Why would you not want to walk, the most natural activity for humans, exercise that costs nothing and a handy way to get where you want to go. During Covid lockdown it was one of the few activities allowed and non dog owners discovered new delights. I love walking, but I have no desire to trek to either pole or up to Everest base camp; solo or with companions, who I would be intensely irritated with by the third day… But ordinary walking, enjoying the fresh air, scenery, perhaps photography and probably ending up at a nice cafe or pub is fun for everyone… What do non walkers do when they go for a day out or on holiday? You may think National Trust Houses have large grounds because the original owners owned all the local land; no, it’s so we can have a nice walk before having lunch in the restaurant and looking round the house. No holiday is complete without a walk along a cliff path or a steep ascent up a hill to enjoy the view.

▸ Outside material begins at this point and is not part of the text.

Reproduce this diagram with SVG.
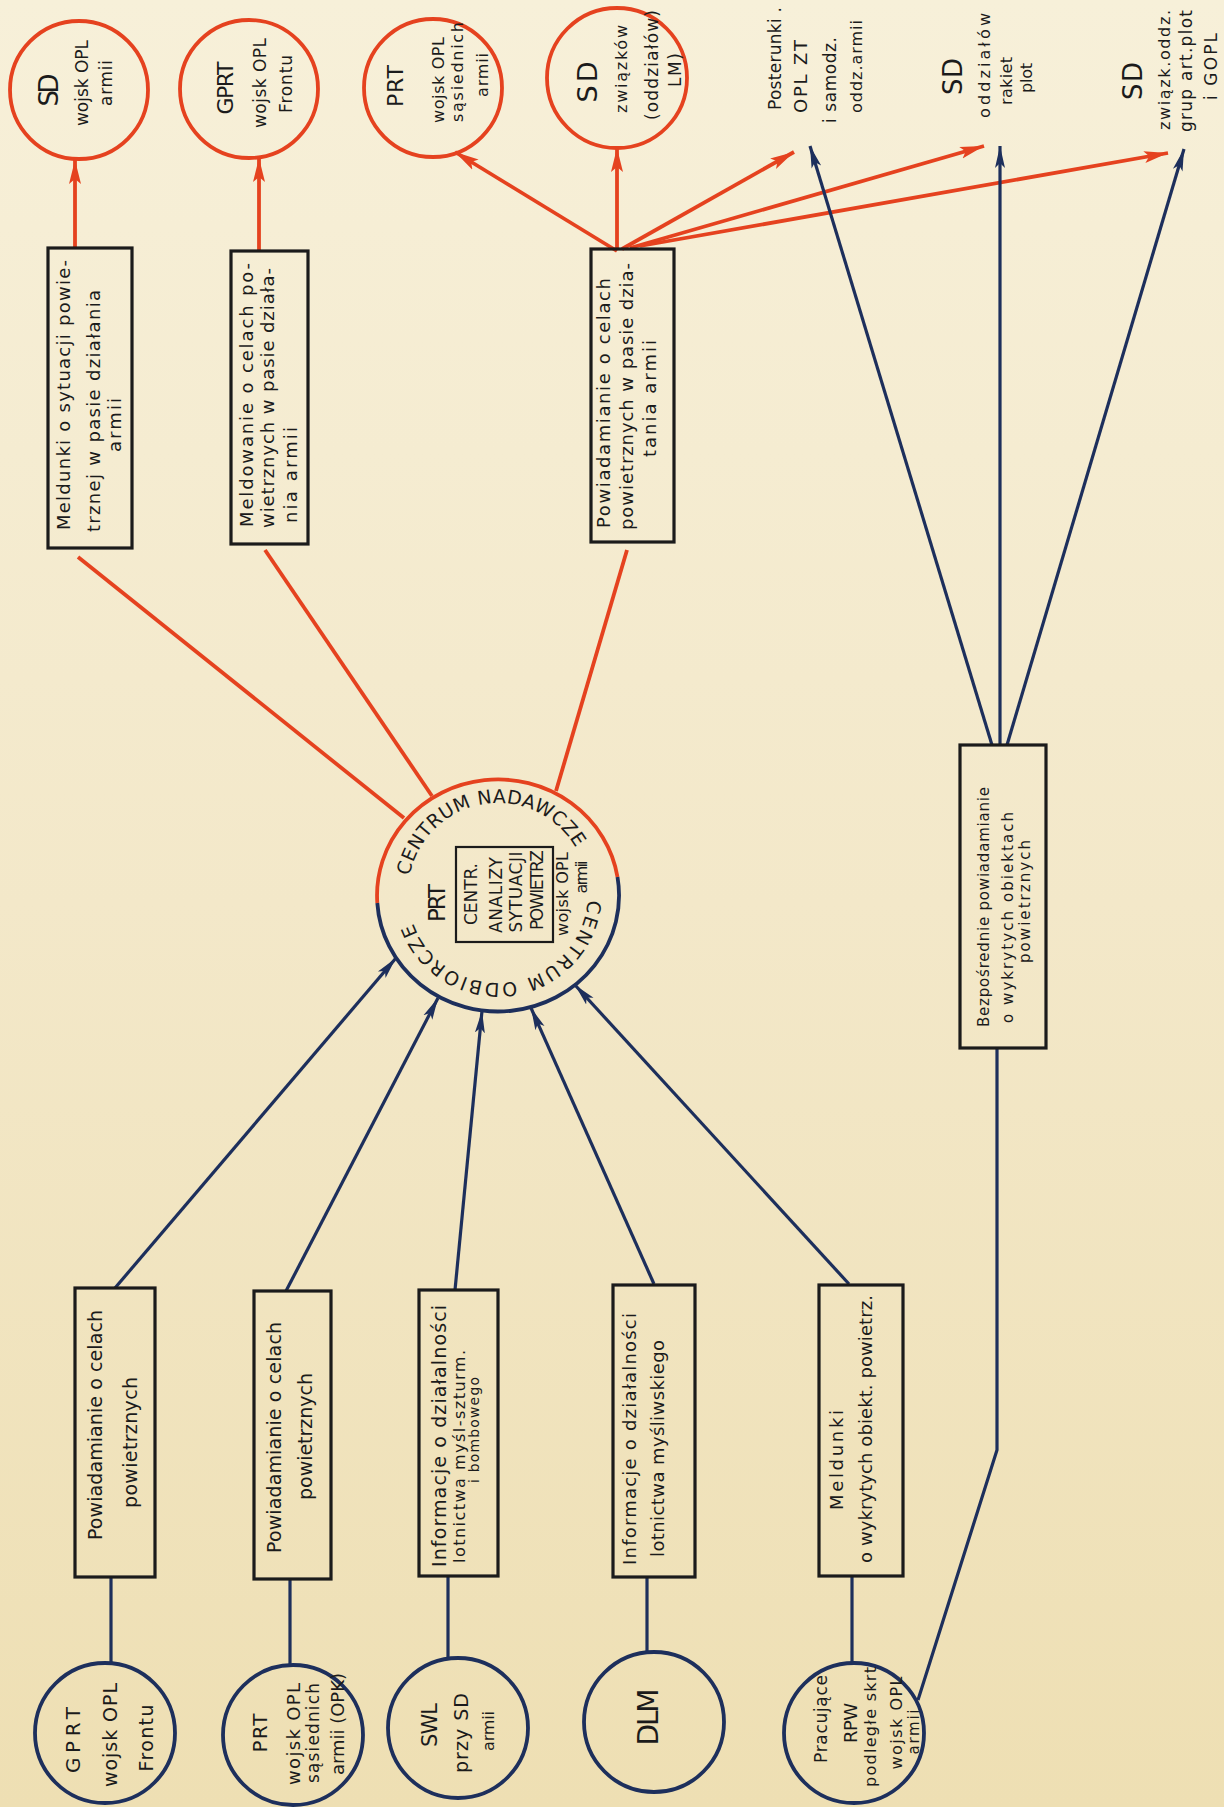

Modern technology, from super electronic wheelchairs to state of the art artificial limbs allow many who are disabled to get out and about with their friends and family who are fit and able to walk. Walking is freedom and not to be taken for granted; those under repressive regimes or living in dangerous areas cannot just go out for a walk. If you are used to walking everywhere it’s a reminder of the privilege when you ‘do something’ to your back or knee and suddenly can’t walk. The leaflets we were given when having chemotherapy suggest that ‘going for a short walk will help combat fatigue’ – this turned out to be a joke as most of each three week cycle it was a struggle to get to the front gate or up the stairs. It was an insight into the chronic fatigue that people with Long Covid and other debilitating medical conditions have to cope with.

So back to the funeral of Queen Elizabeth 11. Whatever your views on royalty or television ( blanket ) coverage of the events, there was a fascination with both the formal traditions and the spontaneous acts of those who came to queue to watch a procession or for The Queen’s lying in. There is something dignified and humbling about the men of the family and others close to the royals walking slowly behind the coffin. Princess Anne joined them, as she did for her father’s funeral, a token man for the day? Presumably it is tradition that only the men walk. If any of the chaps didn’t like walking they were in for a tiring time. I like a brisk walk, walking slowly at a measured pace is much harder, I have tried it round the house. Nor did I go up to London to join The Queue, almost a pilgrimage. They had a long distance to cover at a very slow pace, I wondered if there were escape points for those who changed their minds and just wanted to go home.

There are environmental benefits if everyone walked on short journeys and for writers it is one of the best ways to see real life, but those are topics for another blog.

Are you a walker or non walker? If you enjoy walking what is your favourite sort of walk?